The counter-revolutionaries in exile were disenfranchised, with little political
leverage, and no credible intelligence sources inside Russia, but
Reilly somehow convinced himself they could organize a grass-roots guerrilla campaign
through their underground movement, the so-called Monarchist Union of Central
Russia, known colloquially as the Trust.
It
was, of course, a trap.
Dzerzhinsky’s
OGPU – the Cheka went by many different worknames, over the years – had
developed the Trust as a long-term deception, loading it up with backstory, and
peopling it with characters, like salting a worthless mine with gold
nuggets. They fabricated an alternate
reality, where a stubborn resistance movement, burning with righteousness, held
out against the Communist devils to bring back Holy Russia. Utter poppycock, but it was constructed to
lure in anti-Bolsheviks of exactly Reilly’s stripe, the unrepentant, who dreamt
of turning back the wheel
of history, and he fell for it. Smuggled
across the Finnish border, he was arrested two days later, the mission
compromised from the outset.

He was
interrogated at the Lubyanka, and after a couple of weeks, he was ready to give
up any and all, regarding the American and UK spy services. Even allowing for embroidery on Reilly’s part
– the problem with enhanced interrogation being that the subject tells you what
they think you most want to hear – this would have proved useful to Soviet espionage,
but in spite of his obvious value to the Russian security apparat, he wasn’t persuasive enough. There was that luckless conspiracy to
assassinate Lenin, back in 1918. It
proved the final nail in his coffin. Dzerzhinsky
was overruled by Stalin. Reilly was
taken out and shot.
The
question most of us would ask is, Why did he go back, that last time? He was never an idealist. The answer seems to be that he heard what he
wanted to hear. He must have suspected, he
knew he was a marked man, but he thought he still had the moves, that he could
dazzle the crowds with his footwork. And
there was always the chance it was real,
that the Trust was what they claimed, that the days of the Red Terror were
numbered, and Sidney Reilly would be the man who frustrated their Destiny.

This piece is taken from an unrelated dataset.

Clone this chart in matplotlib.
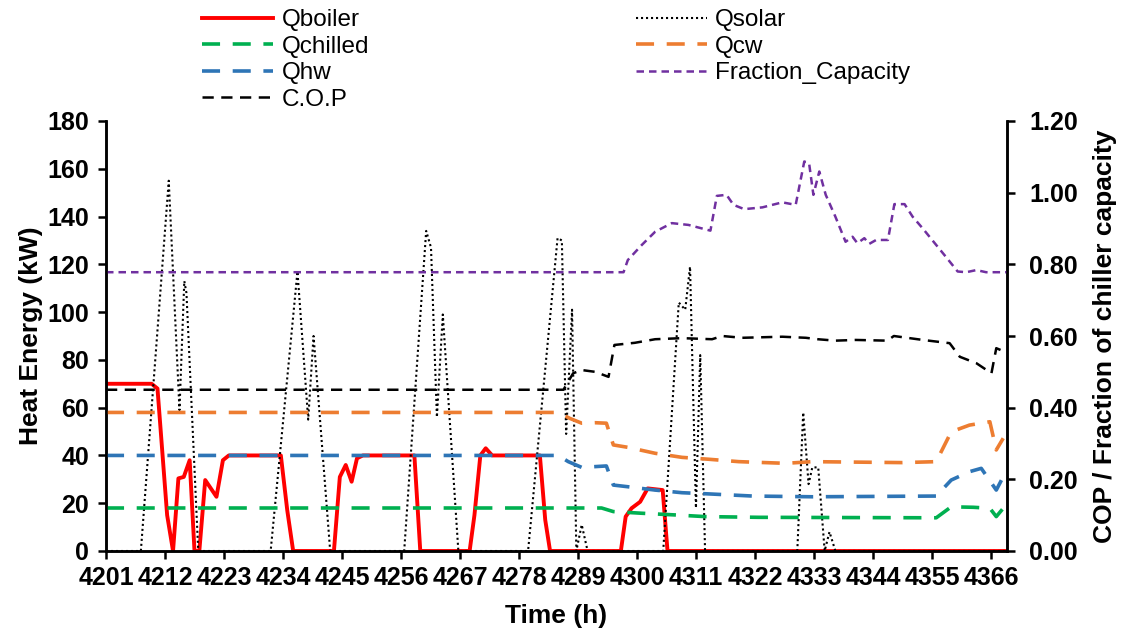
import matplotlib
matplotlib.use("Agg")
import matplotlib.pyplot as plt

plt.rcParams["font.family"] = ["Liberation Sans", "DejaVu Sans"]

# 锅炉 / 太阳能 / 冷冻水 / 冷却水 / 热水 (kW)
h_boiler = [4201, 4209.5, 4210.6, 4212.4, 4213.5, 4214.5, 4215.5, 4216.6, 4217.5, 4218.4,
            4219.5, 4221.6, 4222.8, 4223.9, 4233.6, 4234.8, 4235.9, 4243.5, 4244.6, 4245.7,
            4246.8, 4247.8, 4248.9, 4258.5, 4259.6, 4268.8, 4269.7, 4270.8, 4271.8, 4273.0,
            4281.9, 4282.9, 4283.8, 4297.0, 4297.9, 4299.0, 4300.6, 4302.0, 4304.8, 4305.7, 4369]
q_boiler = [70, 70, 68, 15, 0, 30.4, 31, 38, 0, 0,
            29.7, 22.7, 38, 40, 40, 17, 0, 0, 31, 36,
            29, 38.8, 40, 40, 0, 0, 15, 40, 43, 40,
            40, 13, 0, 0, 14.4, 17.9, 20.6, 26.2, 25.5, 0, 0]

h_solar = [4201, 4207.5, 4212.7, 4214.7, 4215.6, 4216.0, 4218.2, 4231.7, 4236.7, 4238.7,
           4239.7, 4242.8, 4256.6, 4260.7, 4261.6, 4262.7, 4263.8, 4266.7, 4279.7, 4285.2,
           4286.0, 4286.8, 4287.9, 4288.7, 4289.7, 4290.8, 4304.9, 4307.8, 4309.0, 4309.9,
           4311.0, 4311.8, 4312.7, 4329.9, 4331.0, 4332.0, 4332.7, 4333.8, 4335.0, 4335.9,
           4337.0, 4369]
q_solar = [0, 0, 155, 59, 113, 108, 0, 0, 117, 55,
           90, 0, 0, 134, 127, 56, 99, 0, 0, 131,
           130, 49, 101, 0, 11, 0, 0, 104, 101, 119,
           18, 82, 0, 0, 58, 28, 35, 35, 0, 8,
           0, 0]

h_chilled = [4201, 4293.4, 4295.6, 4300.9, 4307.1, 4312.7, 4322.7, 4355.8, 4358.6, 4362.7,
             4365.8, 4367.0, 4368.3]
q_chilled = [18, 18, 16.5, 15.8, 15.1, 14.4, 14.1, 13.9, 18.5, 18.3,
             17.9, 14.4, 17.9]

h_cw = [4201, 4285.3, 4287.5, 4289.7, 4292.2, 4294.3, 4295.6, 4298.3, 4303.4, 4308.4,
        4313.4, 4319.0, 4327.7, 4332.7, 4349.5, 4355.8, 4358.6, 4362.0, 4365.8, 4367.0, 4368.3]
q_cw = [58, 58, 55.5, 53.5, 53.7, 53.5, 44.4, 43.4, 40.9, 39.2,
        38.4, 37.4, 36.7, 37.4, 37.0, 37.4, 49.9, 52.7, 54.1, 42.3, 47.2]

h_hw = [4201, 4285.3, 4287.2, 4289.7, 4294.3, 4295.6, 4298.3, 4303.4, 4308.4, 4313.4,
        4321.6, 4332.7, 4355.8, 4358.6, 4362.0, 4364.2, 4367.0, 4368.3]
q_hw = [40, 40, 37.4, 35, 35.6, 27.6, 26.9, 25.5, 24.4, 23.9,
        23.0, 22.7, 23.0, 29.7, 33.2, 34.6, 25.5, 31.1]

# 右轴: COP 与冷机负荷率
h_cop = [4201, 4286.3, 4288.1, 4289.7, 4292.2, 4294.7, 4295.8, 4299.6, 4303.4, 4308.4,
         4314.0, 4315.9, 4319.6, 4327.1, 4331.5, 4333.7, 4337.0, 4340.8, 4346.7, 4347.9,
         4353.3, 4358.3, 4360.2, 4363.3, 4366.1, 4367.0, 4368.6]
cop = [0.45, 0.45, 0.496, 0.505, 0.50, 0.486, 0.575, 0.581, 0.591, 0.594,
       0.591, 0.60, 0.595, 0.598, 0.595, 0.591, 0.587, 0.589, 0.587, 0.60,
       0.589, 0.58, 0.542, 0.524, 0.496, 0.566, 0.556]

h_frac = [4201, 4297.5, 4298.3, 4300.9, 4303.4, 4306.5, 4309.6, 4313.7, 4314.9, 4316.7,
          4318.0, 4320.0, 4323.4, 4327.1, 4329.6, 4331.2, 4332.1, 4332.9, 4334.0, 4335.2,
          4337.0, 4338.9, 4340.2, 4341.1, 4342.4, 4343.3, 4344.6, 4346.8, 4348.0, 4349.9,
          4351.4, 4353.3, 4355.8, 4357.6, 4359.8, 4361.4, 4363.3, 4365.1, 4369]
frac_cap = [0.778, 0.778, 0.812, 0.854, 0.891, 0.915, 0.91, 0.894, 0.991, 0.994,
            0.966, 0.954, 0.959, 0.973, 0.966, 1.087, 1.082, 0.994, 1.059, 0.994,
            0.933, 0.863, 0.877, 0.859, 0.873, 0.857, 0.868, 0.868, 0.968, 0.968,
            0.933, 0.90, 0.854, 0.821, 0.78, 0.778, 0.784, 0.778, 0.778]

xticks = list(range(4201, 4367, 11))
rticks = [0, 0.2, 0.4, 0.6, 0.8, 1.0, 1.2]

fig = plt.figure(figsize=(11.27, 6.37), dpi=100)
ax = fig.add_axes([106 / 1127, 86 / 637, 901 / 1127, 430 / 637])
ax2 = ax.twinx()

l1, = ax.plot(h_boiler, q_boiler, color="#FF0000", lw=2.8, label="Qboiler",
              solid_joinstyle="round", zorder=2)
l2, = ax.plot(h_solar, q_solar, color="black", lw=1.5, ls=(0, (1, 1.4)), label="Qsolar", zorder=3)
l3, = ax.plot(h_chilled, q_chilled, color="#00B050", lw=2.6, dashes=(5, 3.5), label="Qchilled", zorder=4)
l4, = ax.plot(h_cw, q_cw, color="#ED7D31", lw=2.6, dashes=(5, 3.5), label="Qcw", zorder=4)
l5, = ax.plot(h_hw, q_hw, color="#2E75B6", lw=2.6, dashes=(5, 3.5), label="Qhw", zorder=4)
l6, = ax2.plot(h_frac, frac_cap, color="#7030A0", lw=1.8, dashes=(3, 2), label="Fraction_Capacity")
l7, = ax2.plot(h_cop, cop, color="black", lw=1.8, dashes=(4.5, 3), label="C.O.P")

ax.set_xlim(4201, 4369)
ax.set_ylim(0, 180)
ax2.set_ylim(0, 1.2)
ax.set_xticks(xticks)
ax.set_yticks(range(0, 181, 20))
ax2.set_yticks(rticks)
ax2.set_yticklabels([f"{v:.2f}" for v in rticks])

for a in (ax, ax2):
    a.spines["top"].set_visible(False)
    for s in ("left", "right", "bottom"):
        a.spines[s].set_linewidth(1.8)
    a.tick_params(width=1.8, length=6, labelsize=18)
    for lab in a.get_xticklabels() + a.get_yticklabels():
        lab.set_fontweight("bold")
ax.tick_params(axis="x", pad=5)
ax.tick_params(axis="y", pad=6)
ax2.tick_params(axis="y", pad=10)

ax.set_xlabel("Time (h)", fontsize=19, fontweight="bold", labelpad=10)
ax.set_ylabel("Heat Energy (kW)", fontsize=19, fontweight="bold", labelpad=3)
ax2.set_ylabel("COP / Fraction of chiller capacity", fontsize=19, fontweight="bold", labelpad=11)

handles = [l1, l3, l5, l7, l2, l4, l6]
fig.legend(handles, [h.get_label() for h in handles], loc="upper left",
           bbox_to_anchor=(200 / 1127, 1 - 7 / 637), ncol=2, frameon=False, fontsize=17.5,
           handlelength=2.9, handletextpad=0.35, columnspacing=11.0,
           labelspacing=0.18, borderpad=0.1, borderaxespad=0)

fig.savefig("out.png", dpi=100)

Not every story we wish to be true is
false, the fabled spy-hunter James Angleton once remarked. He meant that a deception, to have legs, needs
to be more than simply convincing; it needs an element of the unreachable, of
the fantastic. Reilly was drawn to the
flame because he read his own story as myth.
A lesser man wouldn’t have believed it, and been able to save himself.
Oh, how I love wildly improbable real-life stories like this! How amazing! Some other people that make that hit parade for me are Alphonse D'Saligny (first French charge d'affairs to the new Republic of Texas), Talleyrand, Alcibiades, Aaron Burr... they're out there, oh are they out there. Thank you David!